_SUPPLIED DATA_
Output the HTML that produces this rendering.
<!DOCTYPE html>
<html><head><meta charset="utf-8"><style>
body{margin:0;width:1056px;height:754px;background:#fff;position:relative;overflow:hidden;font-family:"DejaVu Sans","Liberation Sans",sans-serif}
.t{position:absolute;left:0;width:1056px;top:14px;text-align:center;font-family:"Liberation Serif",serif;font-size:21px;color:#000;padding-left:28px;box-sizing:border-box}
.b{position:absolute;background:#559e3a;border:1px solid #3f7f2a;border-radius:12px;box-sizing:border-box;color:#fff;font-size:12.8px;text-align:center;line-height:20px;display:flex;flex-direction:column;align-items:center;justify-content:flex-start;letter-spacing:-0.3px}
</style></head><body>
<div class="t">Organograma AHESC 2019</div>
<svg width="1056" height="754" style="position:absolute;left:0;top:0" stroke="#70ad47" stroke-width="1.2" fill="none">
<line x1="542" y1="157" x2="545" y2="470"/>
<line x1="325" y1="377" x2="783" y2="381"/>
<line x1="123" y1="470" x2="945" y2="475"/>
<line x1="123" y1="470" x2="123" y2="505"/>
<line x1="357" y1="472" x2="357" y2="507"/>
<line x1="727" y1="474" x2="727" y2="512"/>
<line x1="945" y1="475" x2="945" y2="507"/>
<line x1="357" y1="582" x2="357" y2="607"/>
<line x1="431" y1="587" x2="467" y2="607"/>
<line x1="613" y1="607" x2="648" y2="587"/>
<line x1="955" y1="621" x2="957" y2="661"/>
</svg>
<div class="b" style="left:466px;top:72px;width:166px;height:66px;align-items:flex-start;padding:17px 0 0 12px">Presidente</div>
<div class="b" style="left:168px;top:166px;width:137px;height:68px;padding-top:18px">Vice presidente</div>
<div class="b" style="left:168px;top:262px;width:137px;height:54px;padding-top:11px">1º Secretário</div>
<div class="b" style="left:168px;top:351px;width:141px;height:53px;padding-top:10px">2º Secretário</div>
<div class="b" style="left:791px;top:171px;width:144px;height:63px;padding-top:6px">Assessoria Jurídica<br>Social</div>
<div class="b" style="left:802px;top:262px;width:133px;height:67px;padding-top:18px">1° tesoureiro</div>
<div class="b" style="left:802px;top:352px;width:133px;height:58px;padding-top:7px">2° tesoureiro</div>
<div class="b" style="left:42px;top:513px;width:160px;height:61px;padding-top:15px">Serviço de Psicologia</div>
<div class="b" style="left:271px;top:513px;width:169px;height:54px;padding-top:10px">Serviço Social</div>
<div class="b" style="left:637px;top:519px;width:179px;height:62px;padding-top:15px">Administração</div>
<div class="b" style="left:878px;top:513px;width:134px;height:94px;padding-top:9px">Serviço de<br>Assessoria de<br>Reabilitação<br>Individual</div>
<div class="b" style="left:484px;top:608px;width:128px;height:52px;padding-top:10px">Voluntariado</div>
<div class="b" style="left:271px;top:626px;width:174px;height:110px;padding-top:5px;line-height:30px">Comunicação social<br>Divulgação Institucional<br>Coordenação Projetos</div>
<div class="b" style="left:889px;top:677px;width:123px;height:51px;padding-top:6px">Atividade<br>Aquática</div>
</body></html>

...

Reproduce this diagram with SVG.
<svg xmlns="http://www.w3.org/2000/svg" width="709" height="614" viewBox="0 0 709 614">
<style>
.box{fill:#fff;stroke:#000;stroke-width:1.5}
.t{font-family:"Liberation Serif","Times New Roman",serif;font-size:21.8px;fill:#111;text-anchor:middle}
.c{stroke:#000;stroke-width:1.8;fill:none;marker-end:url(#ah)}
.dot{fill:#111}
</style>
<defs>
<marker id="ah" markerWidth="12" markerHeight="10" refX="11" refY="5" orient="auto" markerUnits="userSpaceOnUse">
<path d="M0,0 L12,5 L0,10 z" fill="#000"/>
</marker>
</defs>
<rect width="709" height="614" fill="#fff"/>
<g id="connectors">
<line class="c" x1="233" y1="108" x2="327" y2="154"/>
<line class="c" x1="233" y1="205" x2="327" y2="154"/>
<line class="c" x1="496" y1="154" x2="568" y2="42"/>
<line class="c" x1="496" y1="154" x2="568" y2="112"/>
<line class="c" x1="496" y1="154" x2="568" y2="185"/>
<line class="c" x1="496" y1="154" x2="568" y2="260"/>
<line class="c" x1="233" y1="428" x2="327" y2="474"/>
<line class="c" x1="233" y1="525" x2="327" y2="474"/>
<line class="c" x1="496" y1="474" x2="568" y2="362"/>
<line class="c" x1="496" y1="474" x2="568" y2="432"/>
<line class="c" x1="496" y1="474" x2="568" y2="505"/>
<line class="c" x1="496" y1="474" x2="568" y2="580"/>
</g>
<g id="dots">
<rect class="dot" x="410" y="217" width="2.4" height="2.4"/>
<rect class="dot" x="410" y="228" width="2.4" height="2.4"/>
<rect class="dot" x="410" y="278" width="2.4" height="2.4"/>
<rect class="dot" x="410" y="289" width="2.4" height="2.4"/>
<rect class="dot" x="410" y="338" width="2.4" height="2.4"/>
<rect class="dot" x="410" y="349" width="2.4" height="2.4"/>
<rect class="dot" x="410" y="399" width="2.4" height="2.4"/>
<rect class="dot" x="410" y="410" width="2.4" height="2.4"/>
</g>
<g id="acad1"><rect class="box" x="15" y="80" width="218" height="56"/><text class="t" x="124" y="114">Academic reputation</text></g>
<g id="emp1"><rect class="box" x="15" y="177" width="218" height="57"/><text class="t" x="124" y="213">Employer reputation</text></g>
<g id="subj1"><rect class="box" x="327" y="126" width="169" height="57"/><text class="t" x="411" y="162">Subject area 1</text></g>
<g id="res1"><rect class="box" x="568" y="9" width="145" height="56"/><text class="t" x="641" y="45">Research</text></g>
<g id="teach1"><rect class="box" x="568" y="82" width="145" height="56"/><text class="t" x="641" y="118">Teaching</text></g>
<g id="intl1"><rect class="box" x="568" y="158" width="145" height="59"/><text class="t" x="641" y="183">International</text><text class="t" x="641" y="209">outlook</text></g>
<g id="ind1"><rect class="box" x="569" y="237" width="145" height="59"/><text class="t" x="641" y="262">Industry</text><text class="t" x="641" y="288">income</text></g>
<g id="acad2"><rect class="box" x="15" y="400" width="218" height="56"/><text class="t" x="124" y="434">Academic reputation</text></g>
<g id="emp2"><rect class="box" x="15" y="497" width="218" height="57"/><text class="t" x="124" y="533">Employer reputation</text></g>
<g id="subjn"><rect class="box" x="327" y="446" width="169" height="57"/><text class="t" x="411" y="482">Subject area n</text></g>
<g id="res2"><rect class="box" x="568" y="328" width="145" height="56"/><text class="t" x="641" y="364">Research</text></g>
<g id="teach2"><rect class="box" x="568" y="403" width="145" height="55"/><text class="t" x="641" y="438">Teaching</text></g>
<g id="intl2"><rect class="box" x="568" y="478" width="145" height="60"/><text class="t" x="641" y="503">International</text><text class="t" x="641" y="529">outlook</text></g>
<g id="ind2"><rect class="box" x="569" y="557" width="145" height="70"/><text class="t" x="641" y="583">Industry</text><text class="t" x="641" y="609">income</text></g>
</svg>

_EXERCISE REQUIREMENTS_
Copy out every line that includes the word "this".

_TASK RESPONSE_
Output the HTML that produces this rendering.
Reproduce this diagram with SVG.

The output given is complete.